・明大・九大・阪大の共同研究グループが簡単に微生物の種類を特定する技術を発見した
・ナノスケールのワイヤーで微生物を粉砕して内部のDNAを抽出するという方法
・今までに効果的かつ簡単な技術が無く、専門家の手が必要だったため大きな前進
微生物もワイヤーで食い込む時代が来てしまったようです…
名古屋大学と九州大学の大阪大学の共同研究グループが、微生物を簡単に破砕し、その種類を特定する技術を発見しました。これまで微生物の破壊には、専門家が特殊な薬剤を使用する必要があったのです。
今回研究チームは、数十ナノメートルサイズの金属製ワイヤで微生物を破砕することに成功。今後は自宅等で、病気に関わる微生物の判定や特定が可能になることが期待されており、感染症予防にもつながると考えられています。
貫くのではなく”引き裂く”手法の開発
微生物とは、微小な肉眼で見ることができないくらい小さな生物の総称です。特定の種類の生物のことを指すものではなく、例として細菌やウイルス、菌類(酵母・カビ・キノコなど)など、かなり広い種類の生物が含まれます。動物の細胞と違い、微生物は細胞壁を持つため外部からの刺激に対する抵抗力が大きく、従来は破砕が困難であるとされてきました。
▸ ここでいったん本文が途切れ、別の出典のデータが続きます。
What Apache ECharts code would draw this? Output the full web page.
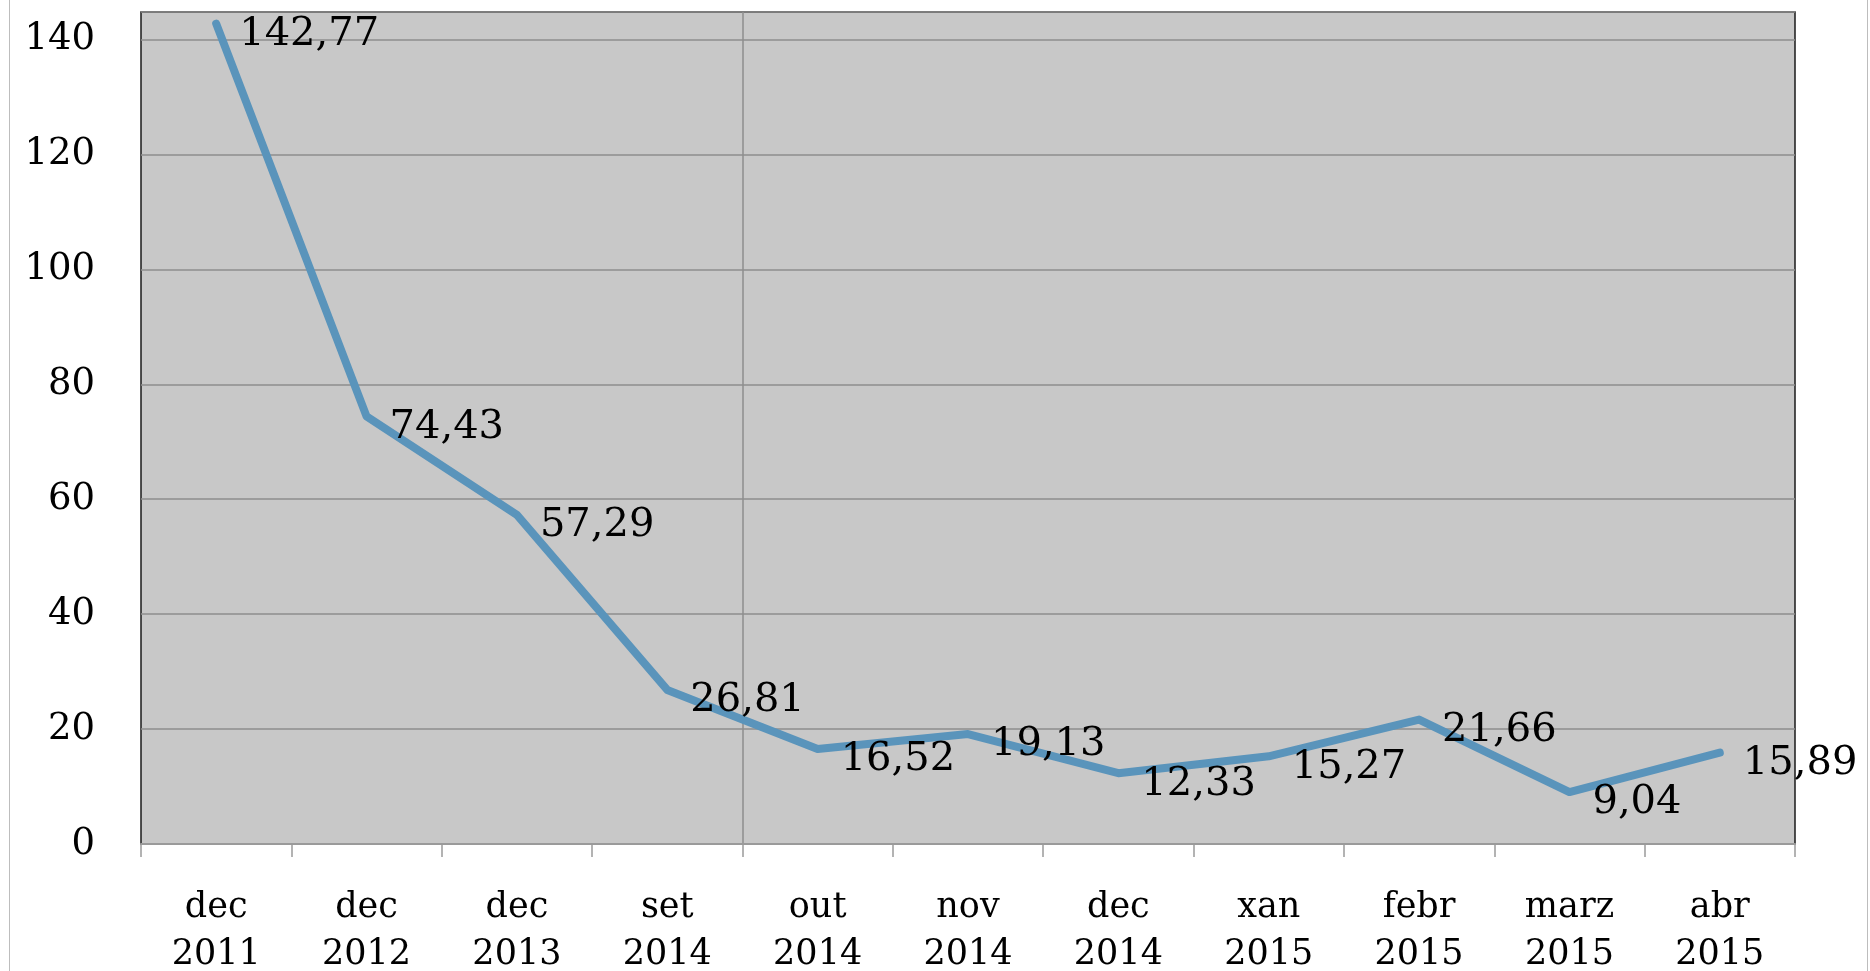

微生物内部のDNAを調べることは、微生物特定のための重要な課題でした。しかしその技術が存在しないため、従来は専門家による特殊な薬剤を使用が必須でした。そこで効果的かつ、簡単に微生物を破砕する技術が求められてきたのです。
今回チームが試みたのは、ワイヤーによる破砕方法です。ナノメートルサイズの金属酸化物でできたワイヤーが林立する面を作り、そこに微生物の混入した液体を入れ、複数のワイヤーに微生物を吸着させ、絡まったワイヤーにより微生物を引き裂く手法をという開発しました。
実験には、大腸菌や枯草菌(こそうきん)などの人体と関わりを持つ微生物が使用され、それぞれ破砕に成功しています。さらに破砕耐性の高いとされる酵母にも効果的であると判明し、適用可能な範囲が広いことが分かりました。
またこの破砕方法は、DNAを増幅することが可能なデバイスと組み合わせることが可能で、その結果微生物の特定を視覚的に行う技術に発展したのです。
この技術が開発されたことで、病原性の微生物の判定が家庭レベルで可能になったり、結果として感染症予防の効果が出たりすることが期待されています。
ふと微生物といわれても、「微生物ってナニ類?」って疑問を思い浮かべる人は多いのではないでしょうか?筆者は記事作成中、微生物に該当する生き物を調べているうちに、生物の分類法で有名な五界説がもう古くなっており、今は界より上に「ドメイン」なるものがあると知りました。習って数年で教科書で習ったことを覆すような発見があるのは驚きですね。